Mexico is doing something it has never done before at a World Cup. Three group stage wins. Zero goals conceded. And a rabid home crowd that has turned every match into a wall of sound. But here’s the thing about this Mexican team: none of that matters if they can’t break the curse that has haunted them for decades.

The ‘quinto partido’ thing is real, and every Mexican fan knows it by heart. Five times El Tri have reached the round of 16 or its equivalent. Five times they have gone home before the quarterfinals. The one exception was 1986, when they hosted and made it to the quarters on home soil. That’s the precedent they’re leaning on now.

Tuesday night at Estadio Azteca, Mexico faces Ecuador in the round of 32. On paper, it’s a favorable draw. Ecuador looked dead in the water before pulling off a stunning 2-1 win over Germany in New Jersey, with Nilson Angulo’s rocket and Gonzalo Plata’s scrappy winner keeping their tournament alive. But that win also showed what Sebastian Beccacece’s team can do when they play with desperation and pace.

Mexico’s own group stage was not exactly a masterpiece.
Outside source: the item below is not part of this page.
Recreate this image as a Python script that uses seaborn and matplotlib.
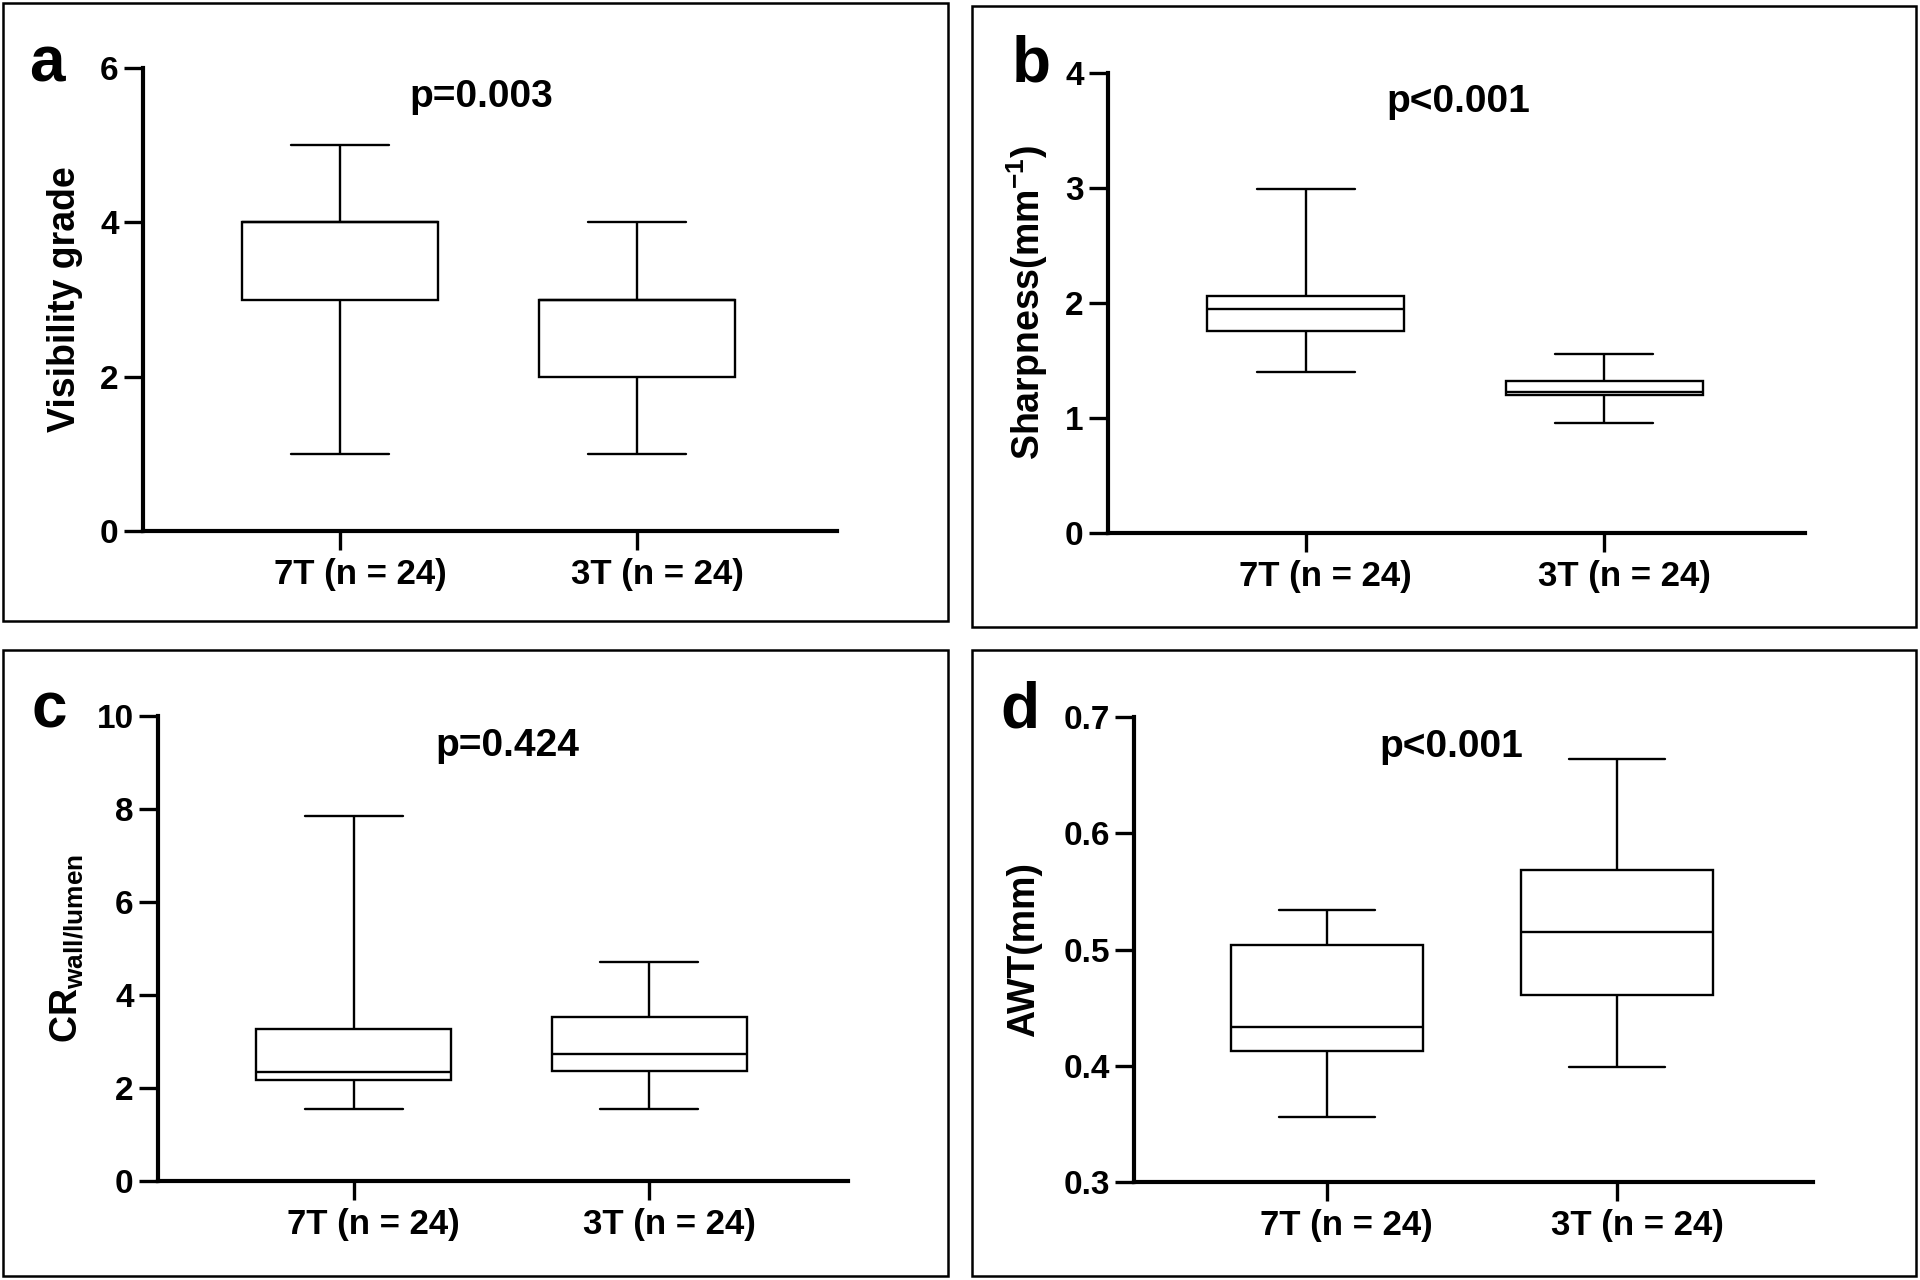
import numpy as np
import pandas as pd
import matplotlib
matplotlib.use("Agg")
import matplotlib.pyplot as plt
import matplotlib.transforms as mtransforms
from matplotlib.patches import Rectangle
import seaborn as sns

# ---------------- data ----------------
groups = ["7T (n = 24)", "3T (n = 24)"]

# five-number summaries: min, Q1, median, Q3, max
visibility_7t = [1, 3, 4, 4, 5]
visibility_3t = [1, 2, 3, 3, 4]
sharpness_7t = [1.40, 1.76, 1.95, 2.06, 2.99]
sharpness_3t = [0.955, 1.20, 1.23, 1.32, 1.56]
cr_7t = [1.55, 2.18, 2.35, 3.26, 7.85]
cr_3t = [1.55, 2.37, 2.73, 3.52, 4.70]
awt_7t = [0.356, 0.413, 0.433, 0.504, 0.534]
awt_3t = [0.399, 0.461, 0.515, 0.568, 0.664]

panel_letters = ["a", "b", "c", "d"]
p_texts = ["p=0.003", "p<0.001", "p=0.424", "p<0.001"]
y_labels = ["Visibility grade", r"Sharpness(mm$^{-1}$)",
            r"CR$_{\mathregular{wall/lumen}}$", "AWT(mm)"]
y_ticks_a = [0, 2, 4, 6]
y_ticks_b = [0, 1, 2, 3, 4]
y_ticks_c = [0, 2, 4, 6, 8, 10]
y_ticks_d = [0.3, 0.4, 0.5, 0.6, 0.7]
y_ticklabels_d = ["0.3", "0.4", "0.5", "0.6", "0.7"]

# ---------------- style ----------------
sns.set_style("ticks")
plt.rcParams["font.family"] = ["Liberation Sans", "DejaVu Sans"]
plt.rcParams["font.weight"] = "bold"
plt.rcParams["axes.labelweight"] = "bold"
plt.rcParams["text.color"] = "black"
plt.rcParams["axes.labelcolor"] = "black"
plt.rcParams["axes.edgecolor"] = "black"
plt.rcParams["xtick.color"] = "black"
plt.rcParams["ytick.color"] = "black"
plt.rcParams["xtick.labelcolor"] = "black"
plt.rcParams["ytick.labelcolor"] = "black"
plt.rcParams["mathtext.fontset"] = "custom"
plt.rcParams["mathtext.rm"] = "Liberation Sans:bold"
plt.rcParams["mathtext.bf"] = "Liberation Sans:bold"
plt.rcParams["mathtext.it"] = "Liberation Sans:bold"
plt.rcParams["mathtext.default"] = "rm"

W, H = 1920, 1280
fig = plt.figure(figsize=(19.2, 12.8), dpi=100, facecolor="white")


def px_rect(l, t, r, b):
    return [l / W, 1 - b / H, (r - l) / W, (b - t) / H]


axes_px = [(143, 68, 837, 531), (1108, 73, 1805, 533),
           (158, 716, 848, 1181), (1134, 717, 1813, 1182)]
frames_px = [(3, 3, 948, 621), (972, 6, 1916, 627),
             (3, 650, 948, 1276), (972, 650, 1916, 1276)]
letters_px = [(29, 82), (1012, 82), (31, 727), (1000, 727)]
p_xfrac = [0.488, 0.502, 0.507, 0.467]
ylabel_x = [-0.0865, -0.083, -0.105, -0.135]

series = [(visibility_7t, visibility_3t), (sharpness_7t, sharpness_3t),
          (cr_7t, cr_3t), (awt_7t, awt_3t)]
yticks = [y_ticks_a, y_ticks_b, y_ticks_c, y_ticks_d]
yticklabels = [[str(t) for t in y_ticks_a], [str(t) for t in y_ticks_b],
               [str(t) for t in y_ticks_c], y_ticklabels_d]

# panel frames
for (l, t, r, b) in frames_px:
    fig.patches.append(Rectangle((l / W, 1 - b / H), (r - l) / W, (b - t) / H,
                                 transform=fig.transFigure, fill=False,
                                 edgecolor="black", linewidth=1.8))

offset = mtransforms.ScaledTranslation(20 / 100, 0, fig.dpi_scale_trans)

for i in range(4):
    ax = fig.add_axes(px_rect(*axes_px[i]))
    v7, v3 = series[i]
    df = pd.DataFrame({"group": [groups[0]] * len(v7) + [groups[1]] * len(v3),
                       "value": list(v7) + list(v3)})
    sns.boxplot(data=df, x="group", y="value", order=groups, ax=ax,
                whis=(0, 100), width=0.66, color="white", linecolor="black",
                linewidth=1.7, showfliers=False, saturation=1)
    ax.set_xlim(-0.663, 1.673)
    ax.set_ylim(yticks[i][0], yticks[i][-1])
    ax.set_yticks(yticks[i])
    ax.set_yticklabels(yticklabels[i])
    ax.set_xlabel("")
    ax.set_ylabel(y_labels[i], fontsize=27, fontweight="bold", color="black")
    ax.yaxis.set_label_coords(ylabel_x[i], 0.5)
    sns.despine(ax=ax)
    for s in ["left", "bottom"]:
        ax.spines[s].set_linewidth(3.0)
        ax.spines[s].set_color("black")
        ax.spines[s].set_zorder(5)
    ax.tick_params(axis="both", length=14, width=2.4, labelsize=24,
                   direction="out", color="black", labelcolor="black")
    ax.tick_params(axis="x", pad=5.5, labelsize=25)
    ax.tick_params(axis="y", pad=3.5)
    for lab in ax.get_xticklabels():
        lab.set_fontweight("bold")
        lab.set_transform(lab.get_transform() + offset)
    for lab in ax.get_yticklabels():
        lab.set_fontweight("bold")
    ax.text(p_xfrac[i], 0.915, p_texts[i], transform=ax.transAxes,
            ha="center", va="baseline", fontsize=28, fontweight="bold",
            color="black")
    ax.patch.set_alpha(0)

for (x, y), letter in zip(letters_px, panel_letters):
    fig.text(x / W, 1 - y / H, letter, ha="left", va="baseline",
             fontsize=46, fontweight="bold", color="black")

fig.savefig("out.png", dpi=100, facecolor="white")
They scraped past South Africa and needed grit to handle South Korea. But the 3-0 demolition of the Czech Republic — with several starters resting — showed what this team can do when things click. Raul Jimenez remains a reliable target man. Julian Quinones and Roberto Alvarado provide threat on the wings. And 17-year-old Gilberto Mora has been one of the breakout stories of the tournament, fearless in possession and clever with his passing.

Javier Aguirre has done something that matters more than style points: he has made Mexico tough to beat. They have not lost an official match at Azteca in years. The stadium’s altitude, the noise, the history — it all works in their favor. Only two defeats in 88 official games there tells you everything about the advantage El Tri enjoys at home.

If Mexico gets past Ecuador, the next game would likely be against England at the same venue. That would be the true test. But nobody in Mexico City is thinking that far ahead. The curse has to be dealt with one match at a time, and Ecuador is dangerous enough to make this a long night.

Ecuador’s midfield, led by Moises Caicedo and Piero Hincapie, has the quality to control stretches of the game. Their win over Germany was not a fluke — it was a performance full of intensity and moments of genuine quality. Plata and Angulo gave the attack a spark that had been missing in earlier matches. Beccacece will ask his team to press high and test Mexico’s composure early.

But Mexico has history on its side in a specific way. Both times they hosted the World Cup, they made the quarterfinals. That is not a coincidence. The energy of a home crowd, the familiarity of the pitch, the rhythm of sleeping in your own bed — it matters more in tournament soccer than people want to admit.

No team in this tournament has looked unbeatable. Brazil has wobbled. Argentina has struggled. France lost a group game. Mexico’s path is clear, and they have the talent, the draw, and the crowd to go further than any Mexican team ever has. Tuesday night is step one. The curse does not break itself.